Problem statement: Up to and including the line that contains "14, 12, 14, 33, 14, 13]", repeat each line of the data exactly, starting from the first.

Dataset content:
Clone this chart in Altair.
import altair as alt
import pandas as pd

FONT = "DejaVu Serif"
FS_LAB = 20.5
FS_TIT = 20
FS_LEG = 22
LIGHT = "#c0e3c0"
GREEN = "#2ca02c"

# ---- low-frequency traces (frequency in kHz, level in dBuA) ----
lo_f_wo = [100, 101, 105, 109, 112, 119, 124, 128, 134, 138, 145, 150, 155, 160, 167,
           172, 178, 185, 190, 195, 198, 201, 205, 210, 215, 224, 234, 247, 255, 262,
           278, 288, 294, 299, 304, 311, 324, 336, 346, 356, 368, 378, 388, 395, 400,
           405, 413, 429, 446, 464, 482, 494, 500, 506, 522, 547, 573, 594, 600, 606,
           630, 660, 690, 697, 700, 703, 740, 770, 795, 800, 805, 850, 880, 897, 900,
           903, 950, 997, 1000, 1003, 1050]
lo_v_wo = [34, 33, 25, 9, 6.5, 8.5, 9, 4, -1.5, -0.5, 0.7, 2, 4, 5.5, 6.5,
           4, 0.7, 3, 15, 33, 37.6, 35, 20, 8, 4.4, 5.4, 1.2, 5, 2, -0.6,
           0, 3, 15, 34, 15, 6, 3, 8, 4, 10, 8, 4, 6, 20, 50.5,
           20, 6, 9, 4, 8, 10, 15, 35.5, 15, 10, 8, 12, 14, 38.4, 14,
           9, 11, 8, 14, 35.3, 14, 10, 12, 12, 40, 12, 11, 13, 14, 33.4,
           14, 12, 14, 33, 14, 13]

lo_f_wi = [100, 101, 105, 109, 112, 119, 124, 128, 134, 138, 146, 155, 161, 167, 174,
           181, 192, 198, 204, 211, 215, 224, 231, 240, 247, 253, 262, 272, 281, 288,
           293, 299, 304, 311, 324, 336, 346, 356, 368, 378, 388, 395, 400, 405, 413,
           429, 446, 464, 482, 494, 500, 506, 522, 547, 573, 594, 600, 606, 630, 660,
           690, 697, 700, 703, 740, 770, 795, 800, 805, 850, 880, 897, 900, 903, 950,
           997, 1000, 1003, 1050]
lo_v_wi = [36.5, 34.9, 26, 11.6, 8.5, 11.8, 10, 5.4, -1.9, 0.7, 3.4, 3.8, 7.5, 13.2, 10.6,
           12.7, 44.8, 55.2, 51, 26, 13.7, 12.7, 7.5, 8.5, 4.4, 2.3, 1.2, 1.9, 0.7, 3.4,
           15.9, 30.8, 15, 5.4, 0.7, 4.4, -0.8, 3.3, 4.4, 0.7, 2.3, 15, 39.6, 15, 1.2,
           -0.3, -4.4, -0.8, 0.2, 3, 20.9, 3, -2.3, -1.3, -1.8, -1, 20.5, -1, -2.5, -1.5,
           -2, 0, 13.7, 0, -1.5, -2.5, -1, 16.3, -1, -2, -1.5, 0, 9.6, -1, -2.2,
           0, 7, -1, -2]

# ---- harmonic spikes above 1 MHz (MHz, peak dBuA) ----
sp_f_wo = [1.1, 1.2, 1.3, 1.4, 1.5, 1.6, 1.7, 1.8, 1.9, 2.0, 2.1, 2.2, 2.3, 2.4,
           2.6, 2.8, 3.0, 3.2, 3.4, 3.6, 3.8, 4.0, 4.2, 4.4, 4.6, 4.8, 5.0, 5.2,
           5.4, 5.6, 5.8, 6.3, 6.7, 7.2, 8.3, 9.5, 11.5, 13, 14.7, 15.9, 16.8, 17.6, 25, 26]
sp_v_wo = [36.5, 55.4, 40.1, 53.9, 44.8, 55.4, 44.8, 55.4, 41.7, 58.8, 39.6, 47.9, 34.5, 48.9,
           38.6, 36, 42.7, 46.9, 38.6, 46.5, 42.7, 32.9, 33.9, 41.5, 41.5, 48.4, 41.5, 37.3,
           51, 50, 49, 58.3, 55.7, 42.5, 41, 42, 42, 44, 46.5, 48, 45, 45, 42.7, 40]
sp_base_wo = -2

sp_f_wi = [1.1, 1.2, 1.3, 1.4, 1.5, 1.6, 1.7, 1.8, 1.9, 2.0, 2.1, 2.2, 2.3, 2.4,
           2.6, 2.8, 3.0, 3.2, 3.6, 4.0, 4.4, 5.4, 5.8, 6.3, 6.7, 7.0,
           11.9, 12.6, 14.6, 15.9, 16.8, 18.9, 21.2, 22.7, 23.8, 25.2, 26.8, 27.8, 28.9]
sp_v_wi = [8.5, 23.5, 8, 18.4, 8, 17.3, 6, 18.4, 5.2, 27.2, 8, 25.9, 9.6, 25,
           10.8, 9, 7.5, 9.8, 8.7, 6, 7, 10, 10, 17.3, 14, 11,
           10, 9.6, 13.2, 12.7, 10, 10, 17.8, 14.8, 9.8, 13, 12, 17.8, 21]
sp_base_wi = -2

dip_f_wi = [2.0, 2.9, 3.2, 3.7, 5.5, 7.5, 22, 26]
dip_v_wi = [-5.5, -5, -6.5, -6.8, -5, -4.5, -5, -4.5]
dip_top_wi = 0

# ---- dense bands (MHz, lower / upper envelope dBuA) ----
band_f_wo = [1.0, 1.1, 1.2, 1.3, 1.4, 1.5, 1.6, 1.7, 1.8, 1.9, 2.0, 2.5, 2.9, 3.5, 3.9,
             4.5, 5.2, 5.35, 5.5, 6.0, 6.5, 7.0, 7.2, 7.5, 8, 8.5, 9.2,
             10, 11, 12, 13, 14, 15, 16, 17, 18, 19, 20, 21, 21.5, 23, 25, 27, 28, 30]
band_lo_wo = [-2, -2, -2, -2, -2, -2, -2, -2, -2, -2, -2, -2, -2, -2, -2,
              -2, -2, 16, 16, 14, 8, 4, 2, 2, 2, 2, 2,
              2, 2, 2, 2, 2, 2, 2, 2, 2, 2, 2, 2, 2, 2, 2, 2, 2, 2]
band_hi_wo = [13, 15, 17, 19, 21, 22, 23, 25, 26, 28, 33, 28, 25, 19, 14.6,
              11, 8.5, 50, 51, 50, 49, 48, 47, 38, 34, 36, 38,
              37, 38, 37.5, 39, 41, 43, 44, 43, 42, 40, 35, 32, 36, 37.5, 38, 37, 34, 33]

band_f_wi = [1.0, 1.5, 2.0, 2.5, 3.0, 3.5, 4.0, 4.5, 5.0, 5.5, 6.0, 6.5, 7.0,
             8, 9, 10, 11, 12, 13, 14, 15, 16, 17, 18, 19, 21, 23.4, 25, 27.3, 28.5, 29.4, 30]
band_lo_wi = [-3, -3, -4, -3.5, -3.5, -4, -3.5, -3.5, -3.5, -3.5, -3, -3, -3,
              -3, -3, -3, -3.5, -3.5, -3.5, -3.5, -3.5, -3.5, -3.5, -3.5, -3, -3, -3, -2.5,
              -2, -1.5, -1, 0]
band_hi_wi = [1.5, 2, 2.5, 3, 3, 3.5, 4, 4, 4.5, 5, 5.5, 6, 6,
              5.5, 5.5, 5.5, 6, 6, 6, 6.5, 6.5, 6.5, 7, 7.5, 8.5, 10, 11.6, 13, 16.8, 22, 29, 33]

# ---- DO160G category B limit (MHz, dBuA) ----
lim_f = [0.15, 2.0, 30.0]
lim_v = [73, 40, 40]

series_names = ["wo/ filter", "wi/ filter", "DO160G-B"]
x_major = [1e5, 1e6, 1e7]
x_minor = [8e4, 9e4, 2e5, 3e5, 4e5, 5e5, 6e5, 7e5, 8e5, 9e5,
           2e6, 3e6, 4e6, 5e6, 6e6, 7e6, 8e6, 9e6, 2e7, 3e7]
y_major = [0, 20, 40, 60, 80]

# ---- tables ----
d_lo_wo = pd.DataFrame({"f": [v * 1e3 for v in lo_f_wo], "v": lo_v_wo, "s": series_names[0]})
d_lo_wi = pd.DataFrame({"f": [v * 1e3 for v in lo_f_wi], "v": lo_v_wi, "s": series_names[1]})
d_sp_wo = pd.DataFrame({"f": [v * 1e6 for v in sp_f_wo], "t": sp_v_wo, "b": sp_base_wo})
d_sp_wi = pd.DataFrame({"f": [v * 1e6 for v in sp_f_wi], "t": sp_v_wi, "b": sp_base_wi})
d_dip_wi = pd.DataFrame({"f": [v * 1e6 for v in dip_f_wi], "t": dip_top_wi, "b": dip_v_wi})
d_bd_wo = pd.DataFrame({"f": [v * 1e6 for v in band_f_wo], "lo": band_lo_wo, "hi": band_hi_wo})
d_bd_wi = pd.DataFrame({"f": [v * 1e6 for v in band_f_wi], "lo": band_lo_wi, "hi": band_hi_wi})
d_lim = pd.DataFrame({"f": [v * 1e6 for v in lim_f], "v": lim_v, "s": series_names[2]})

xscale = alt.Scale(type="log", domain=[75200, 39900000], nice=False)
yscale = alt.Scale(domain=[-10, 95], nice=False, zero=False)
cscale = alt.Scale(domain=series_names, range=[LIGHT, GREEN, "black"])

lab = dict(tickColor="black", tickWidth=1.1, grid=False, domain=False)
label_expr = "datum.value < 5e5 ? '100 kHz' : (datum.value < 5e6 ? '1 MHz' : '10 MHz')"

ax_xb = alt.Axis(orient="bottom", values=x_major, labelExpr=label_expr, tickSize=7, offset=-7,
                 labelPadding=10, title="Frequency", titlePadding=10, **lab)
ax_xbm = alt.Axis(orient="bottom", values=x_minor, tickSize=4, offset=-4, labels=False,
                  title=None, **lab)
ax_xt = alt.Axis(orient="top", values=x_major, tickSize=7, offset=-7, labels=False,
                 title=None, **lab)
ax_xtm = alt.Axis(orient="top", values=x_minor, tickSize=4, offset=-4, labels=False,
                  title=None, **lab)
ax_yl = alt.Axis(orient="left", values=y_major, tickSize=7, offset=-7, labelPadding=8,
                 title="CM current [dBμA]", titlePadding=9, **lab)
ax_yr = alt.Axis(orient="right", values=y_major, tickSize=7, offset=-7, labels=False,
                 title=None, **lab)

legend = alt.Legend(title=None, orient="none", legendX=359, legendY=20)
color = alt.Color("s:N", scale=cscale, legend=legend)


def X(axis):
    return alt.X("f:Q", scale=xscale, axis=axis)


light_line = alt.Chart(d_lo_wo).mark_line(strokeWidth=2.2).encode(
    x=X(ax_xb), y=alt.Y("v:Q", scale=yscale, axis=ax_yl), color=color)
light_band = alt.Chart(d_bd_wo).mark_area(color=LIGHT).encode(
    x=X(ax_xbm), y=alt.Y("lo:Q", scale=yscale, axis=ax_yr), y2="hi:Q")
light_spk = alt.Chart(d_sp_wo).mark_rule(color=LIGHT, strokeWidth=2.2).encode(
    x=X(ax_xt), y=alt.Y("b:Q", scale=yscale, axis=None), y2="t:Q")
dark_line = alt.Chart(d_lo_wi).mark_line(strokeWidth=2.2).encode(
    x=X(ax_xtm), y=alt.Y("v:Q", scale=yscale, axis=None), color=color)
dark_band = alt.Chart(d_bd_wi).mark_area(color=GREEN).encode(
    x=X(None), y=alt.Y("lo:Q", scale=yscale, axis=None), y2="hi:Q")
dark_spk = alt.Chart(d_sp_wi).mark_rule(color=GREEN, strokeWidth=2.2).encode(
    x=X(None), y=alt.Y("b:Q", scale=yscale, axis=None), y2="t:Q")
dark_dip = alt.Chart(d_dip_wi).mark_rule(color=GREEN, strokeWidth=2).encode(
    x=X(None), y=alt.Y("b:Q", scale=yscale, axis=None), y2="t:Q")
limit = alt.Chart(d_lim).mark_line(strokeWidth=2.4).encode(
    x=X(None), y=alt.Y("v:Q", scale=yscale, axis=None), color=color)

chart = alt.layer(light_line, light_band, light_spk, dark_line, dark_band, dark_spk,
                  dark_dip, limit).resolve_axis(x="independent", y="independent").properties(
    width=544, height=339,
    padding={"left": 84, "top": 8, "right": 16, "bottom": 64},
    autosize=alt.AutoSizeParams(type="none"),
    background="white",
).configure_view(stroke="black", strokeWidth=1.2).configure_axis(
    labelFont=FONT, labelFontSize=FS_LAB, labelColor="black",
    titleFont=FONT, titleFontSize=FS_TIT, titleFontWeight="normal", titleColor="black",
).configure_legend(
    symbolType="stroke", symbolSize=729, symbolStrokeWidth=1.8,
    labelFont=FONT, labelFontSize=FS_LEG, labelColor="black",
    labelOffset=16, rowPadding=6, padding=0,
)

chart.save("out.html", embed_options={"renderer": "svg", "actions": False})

The answer:
Clone this chart in Altair.
import altair as alt
import pandas as pd

FONT = "DejaVu Serif"
FS_LAB = 20.5
FS_TIT = 20
FS_LEG = 22
LIGHT = "#c0e3c0"
GREEN = "#2ca02c"

# ---- low-frequency traces (frequency in kHz, level in dBuA) ----
lo_f_wo = [100, 101, 105, 109, 112, 119, 124, 128, 134, 138, 145, 150, 155, 160, 167,
           172, 178, 185, 190, 195, 198, 201, 205, 210, 215, 224, 234, 247, 255, 262,
           278, 288, 294, 299, 304, 311, 324, 336, 346, 356, 368, 378, 388, 395, 400,
           405, 413, 429, 446, 464, 482, 494, 500, 506, 522, 547, 573, 594, 600, 606,
           630, 660, 690, 697, 700, 703, 740, 770, 795, 800, 805, 850, 880, 897, 900,
           903, 950, 997, 1000, 1003, 1050]
lo_v_wo = [34, 33, 25, 9, 6.5, 8.5, 9, 4, -1.5, -0.5, 0.7, 2, 4, 5.5, 6.5,
           4, 0.7, 3, 15, 33, 37.6, 35, 20, 8, 4.4, 5.4, 1.2, 5, 2, -0.6,
           0, 3, 15, 34, 15, 6, 3, 8, 4, 10, 8, 4, 6, 20, 50.5,
           20, 6, 9, 4, 8, 10, 15, 35.5, 15, 10, 8, 12, 14, 38.4, 14,
           9, 11, 8, 14, 35.3, 14, 10, 12, 12, 40, 12, 11, 13, 14, 33.4,
           14, 12, 14, 33, 14, 13]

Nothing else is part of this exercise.